With Apple's (NASDAQ:AAPL) annual shareholder meeting coming up next week, investors are likely to focus primarily on Apple's cash problem. It's a good problem to have too much money, but in this case it's still a problem nonetheless.
Ahead of the meeting, Apple is wrangling with hedge fund investor David Einhorn, whose Greenlight Capital holds 1.3 million shares of the company. Einhorn boosted his fund's holdings in the Mac maker by 216,000 shares, or 20%, during the fourth quarter, and is now butting heads with management over the bundling of a proposal in Apple's proxy. Ultimately, Einhorn would like to see Apple issue high-yielding perpetual preferred shares as a clever way to give more back to shareholders.
Einhorn's on to something
For what it's worth, one analyst has Einhorn's back. Topeka Capital Markets analyst Brian White said today that Apple needs to "seize the opportunity" and return significantly more cash back to investors. White doesn't think that Einhorn is dead set on his preferred stock idea, but it's just one of several ways that Apple can reduce its cash balance for the benefit of shareholders.
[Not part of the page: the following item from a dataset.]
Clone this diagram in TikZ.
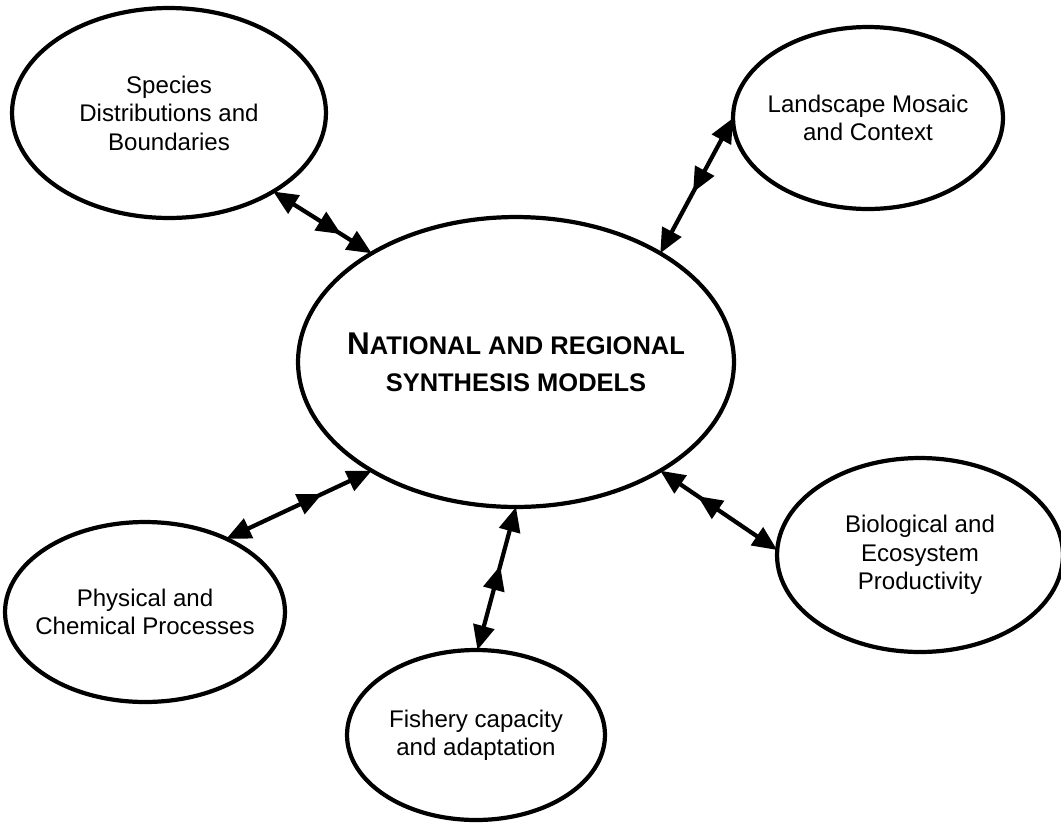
\documentclass[tikz,border=0pt]{standalone}
\usepackage{fontspec}
\setmainfont{Liberation Sans}
\usetikzlibrary{shapes.geometric,arrows.meta,decorations.markings}
\tikzset{
  topic/.style={ellipse,draw,line width=2.4pt,inner xsep=-3cm,inner ysep=-2cm,outer sep=0pt,align=center,
    font=\fontsize{13.7pt}{16.2pt}\selectfont},
  hub/.style={topic,font=\bfseries\fontsize{14.5pt}{21pt}\selectfont},
  link/.style={line width=2.4pt,>={Triangle[length=14pt,width=12pt]},<->,
    postaction={decorate},
    decoration={markings,mark=at position #1 with {\arrow{>}}}},
  link/.default=0.65
}
\begin{document}
\begin{tikzpicture}[x=0.02cm,y=-0.02cm]
\path[use as bounding box] (0,0) rectangle (1061,822);
\node[hub,minimum width=8.72cm,minimum height=5.80cm] (synth) at (516,362)
  {{\fontsize{17.9pt}{21pt}\selectfont N}ATIONAL AND REGIONAL\\SYNTHESIS MODELS};
\node[topic,minimum width=6.28cm,minimum height=4.20cm] (species) at (169,113)
  {Species\\Distributions and\\Boundaries};
\node[topic,minimum width=5.40cm,minimum height=3.64cm] (landscape) at (868,118)
  {Landscape Mosaic\\and Context};
\node[topic,minimum width=5.60cm,minimum height=3.60cm] (physical) at (145,612)
  {Physical and\\Chemical Processes};
\node[topic,minimum width=5.72cm,minimum height=3.88cm] (bio) at (920,555)
  {Biological and\\Ecosystem\\Productivity};
\node[topic,minimum width=5.16cm,minimum height=3.40cm] (fishery) at (476,735)
  {Fishery capacity\\and adaptation};
\draw[link=0.69] (species.-37) -- (synth.143);
\draw[link=0.55] (landscape.180) -- (synth.37);
\draw[link=0.66] (physical.42) -- (synth.217);
\draw[link=0.68] (bio.178) -- (synth.-37);
\draw[link=0.59] (fishery.89) -- (synth.-90);
\end{tikzpicture}
\end{document}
White is also the Street analyst that seems intent to keep the highest price target on Apple at all times. He previously had a target of $1,111, but has now moved that figure down to $888 to accommodate for the recent weakness.
Too much, too fast
By White's estimates, Apple's cash balance could easily balloon to an even more absurd level of $241 billion by 2015 at the current rate unless the Mac maker changes its hoarding ways. To put that figure into context, that would be more than Microsoft's entire current market cap -- just sitting around as cash.
We already know that Apple's money mountain isn't earning a whole lot, in part because it's goal is capital preservation. It's also putting a drag on some of Apple's ratios regarding management effectiveness, such as return on equity and return on assets.
Bring the cash back home?
The bigger hurdle is that most of those dollars are stuck overseas due to hefty repatriation taxes. After the repatriation tax holiday in 2004 set a precedent, companies have continued to hold out in the hopes that another holiday would eventually see the light of day. Nearly a year ago, Apple said it was lobbying for another such holiday, but lawmakers don't seem interested.
As it stands, $94.2 billion (69% of total cash) is stuck overseas and cannot be returned to shareholders. This is one reason why Einhorn's idea is appealing: because Apple could fund it with domestic cash.
Another possibility that has been discussed before is the idea of raising debt to boost domestic cash specifically to pay dividends or repurchase shares. While this may seem counterintuitive at first, there is an implicit cost of equity that shareholders demand and if the cost of debt is lower than the cost of equity (quite possible given the current low interest rate environment), then the move would be beneficial in that it could reduce Apple's overall weighted average cost of capital, or WACC.
Apple can afford it
White thinks that Apple could easily afford to boost both its current dividend and buyback authorization. The analyst figures $5 per share quarterly is within reason, nearly twice the current quarterly payout of $2.65 per share. He also thinks that Apple could boost its share repurchase program to an incredible $100 billion over five years.
Either way, it's pretty clear that Apple has to do something about its cash, and when it does, that will probably bring in the value investors.